I’m not local, so I’m struggling to understand it too. Cumberland has its own town council and various boards and commissions that handle everything from parks to zoning to sanitation. On some planning-related matters, the town government must defer to the Indianapolis city-county government to a greater extent than most Indiana towns defer to their county governments – as long as it pertains to the part of town within Marion County. Otherwise, Cumberland is legally like any other Indiana town. As far as I know, all the other included towns have the same relationship to Indianapolis.
If I visit that part of town, am I inside or outside of Indianapolis? Naïvely, I would consider the “Indianapolis Welcomes You” sign several blocks down U.S. 40 and think I’m still outside Indianapolis. In Indiana, all streets within municipal boundaries are maintained by the municipality – Cumberland in this case – so naturally Indianapolis only puts up its sign once you get onto a city-maintained street. Anyways, city limit signs are only so helpful in this part of Indiana. Indianapolis seems to have prioritized signposting its borders with Carmel to the north and Greenwood to the south, while the only Cumberland welcome sign is well inside Hancock County, bolted onto one of the county’s many school district limit signs. (Yes Virginia, school districts are verifiable on the ground too.)
IndyGIS, the GIS department for Indianapolis and Marion County, has a My Neighborhood application that provides basic community information about the entire county, including the excluded towns. The tool reports that an address outside of Cumberland, such as 1000 CUMBERLAND RD
, lies within Indianapolis, as expected:
If you enter an address just up the street in Cumberland, such as 100 N MUESSING ST
, it reports just Cumberland as the city or town instead:
Similarly, IndyGIS’s “Cities and Towns” layer corresponds to the Census Bureau’s “Indianapolis balance”, excluding the excluded towns as well as the included towns. This layer seems definitive, but is it reliable for our purposes?

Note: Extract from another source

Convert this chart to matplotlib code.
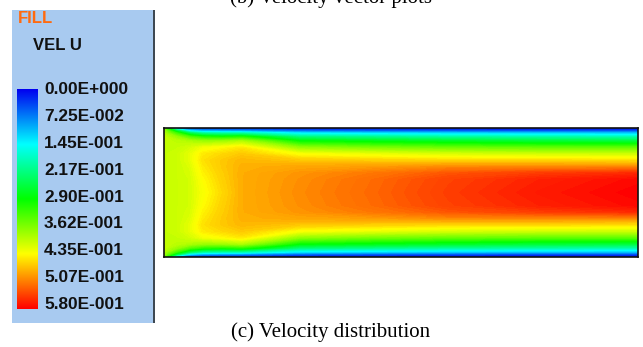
import matplotlib
matplotlib.use('Agg')
import matplotlib.pyplot as plt
import numpy as np
from matplotlib.colors import LinearSegmentedColormap
from matplotlib.patches import Rectangle

# legend labels (top -> bottom)
legend_values = [0.0, 0.0725, 0.145, 0.2175, 0.29, 0.3625, 0.435, 0.5075, 0.58]
legend_labels = ['0.00E+000', '7.25E-002', '1.45E-001', '2.17E-001', '2.90E-001',
                 '3.62E-001', '4.35E-001', '5.07E-001', '5.80E-001']

# velocity U: stations along the channel (in channel heights)
x_stations = [0.0, 0.1, 0.2, 0.3, 0.45, 0.6, 1.05, 1.6, 2.2, 2.9, 3.67]
# distance from the wall (fraction of channel height), wall -> centreline
wall_dist = [0.0, 0.02, 0.04, 0.07, 0.1, 0.15, 0.2, 0.25, 0.3, 0.35, 0.4, 0.5]
u_half = [
    [0.34, 0.38, 0.39, 0.40, 0.40, 0.40, 0.40, 0.40, 0.40, 0.40, 0.40, 0.40],
    [0.05, 0.24, 0.32, 0.375, 0.395, 0.40, 0.405, 0.405, 0.405, 0.405, 0.405, 0.405],
    [0.0, 0.12, 0.24, 0.335, 0.385, 0.41, 0.42, 0.42, 0.415, 0.412, 0.41, 0.41],
    [0.0, 0.09, 0.20, 0.31, 0.375, 0.425, 0.445, 0.45, 0.445, 0.44, 0.435, 0.43],
    [0.0, 0.08, 0.19, 0.30, 0.375, 0.435, 0.455, 0.465, 0.465, 0.462, 0.46, 0.455],
    [0.0, 0.075, 0.19, 0.31, 0.385, 0.445, 0.465, 0.475, 0.478, 0.48, 0.48, 0.48],
    [0.0, 0.05, 0.135, 0.22, 0.285, 0.37, 0.43, 0.465, 0.485, 0.495, 0.498, 0.50],
    [0.0, 0.045, 0.125, 0.21, 0.275, 0.355, 0.42, 0.46, 0.49, 0.51, 0.518, 0.52],
    [0.0, 0.04, 0.12, 0.20, 0.265, 0.345, 0.41, 0.455, 0.50, 0.53, 0.542, 0.545],
    [0.0, 0.035, 0.115, 0.195, 0.255, 0.34, 0.405, 0.455, 0.50, 0.545, 0.56, 0.565],
    [0.0, 0.035, 0.11, 0.19, 0.25, 0.34, 0.405, 0.45, 0.50, 0.555, 0.575, 0.58],
]

W, H = 643, 347
fig = plt.figure(figsize=(W / 100, H / 100), dpi=100)

def box(x0, y0, x1, y1):
    # pixel box -> figure fraction [left, bottom, width, height]
    return [x0 / W, 1 - y1 / H, (x1 - x0) / W, (y1 - y0) / H]

cmap = LinearSegmentedColormap.from_list(
    'vel', ['#0000f0', '#00ffff', '#00ff00', '#ffff00', '#ff0000'])
vmin, vmax = legend_values[0], legend_values[-1]

# legend panel (behind the axes)
b = box(12, 10, 155, 323)
fig.patches.append(Rectangle((b[0], b[1]), b[2], b[3], transform=fig.transFigure,
                             facecolor='#a8caf0', edgecolor='none', zorder=-2))
b = box(153, 10, 155, 323)
fig.patches.append(Rectangle((b[0], b[1]), b[2], b[3], transform=fig.transFigure,
                             facecolor='#3e4852', edgecolor='none', zorder=-1))

fig.text(18 / W, 1 - 18.5 / H, 'FILL', color='#ff6a10', fontsize=12,
         family='Liberation Sans', fontweight='bold', va='center', ha='left')
fig.text(33 / W, 1 - 46 / H, 'VEL U', color='#111111', fontsize=12,
         family='Liberation Sans', fontweight='bold', va='center', ha='left')

# colour bar
cax = fig.add_axes(box(17, 89, 38, 309))
grad = np.linspace(vmin, vmax, 256).reshape(-1, 1)
cax.imshow(grad, cmap=cmap, vmin=vmin, vmax=vmax, aspect='auto',
           extent=[0, 1, vmax, vmin])
cax.set_ylim(vmax, vmin)
cax.set_xticks([])
cax.set_yticks([])
for s in cax.spines.values():
    s.set_visible(False)

# labels next to the bar
lax = fig.add_axes(box(30, 88, 38, 303))
lax.set_ylim(vmax, vmin)
lax.set_xticks([])
lax.yaxis.tick_right()
lax.set_yticks(legend_values)
lax.set_yticklabels(legend_labels, fontsize=12.4, family='Liberation Sans',
                    fontweight='bold', color='#111111')
lax.tick_params(axis='y', length=0, pad=4.3)
lax.patch.set_visible(False)
for s in lax.spines.values():
    s.set_visible(False)

# velocity field
ax = fig.add_axes(box(164, 128, 638, 257))
xs = np.array(x_stations)
d = np.array(wall_dist)
u = np.array(u_half)
ys = np.concatenate([d, 1 - d[-2::-1]])
uu = np.concatenate([u, u[:, -2::-1]], axis=1)
X, Y = np.meshgrid(xs, ys, indexing='ij')
ax.contourf(X, Y, uu, levels=np.linspace(vmin, vmax + 0.001, 140), cmap=cmap,
            vmin=vmin, vmax=vmax)
ax.set_xlim(xs[0], xs[-1])
ax.set_ylim(0, 1)
ax.set_xticks([])
ax.set_yticks([])
for s in ax.spines.values():
    s.set_color('#111111')
    s.set_linewidth(1.2)

# captions
fig.text(331 / W, 1 - 3 / H, '(b) Velocity vector plots', fontsize=15,
         family='Liberation Serif', ha='center', va='baseline')
fig.text(331 / W, 1 - 337 / H, '(c) Velocity distribution', fontsize=15,
         family='Liberation Serif', ha='center', va='baseline')

fig.savefig('out.png', dpi=100)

The distinction between included and excluded towns seems like a meaningful one, but if Cumberland and the other included towns are actually independent of Indianapolis from a territorial standpoint, regardless of the governments’ obligations to each other, then I’d favor excluding Cumberland and the other included towns from Indianapolis, aligning Indianapolis with the Census Bureau’s “Indianapolis balance”. This would save us the trouble of fudging the admin_level=*
tags and the boundary ways. Hopefully I’m not missing the forest for the trees as a non-local.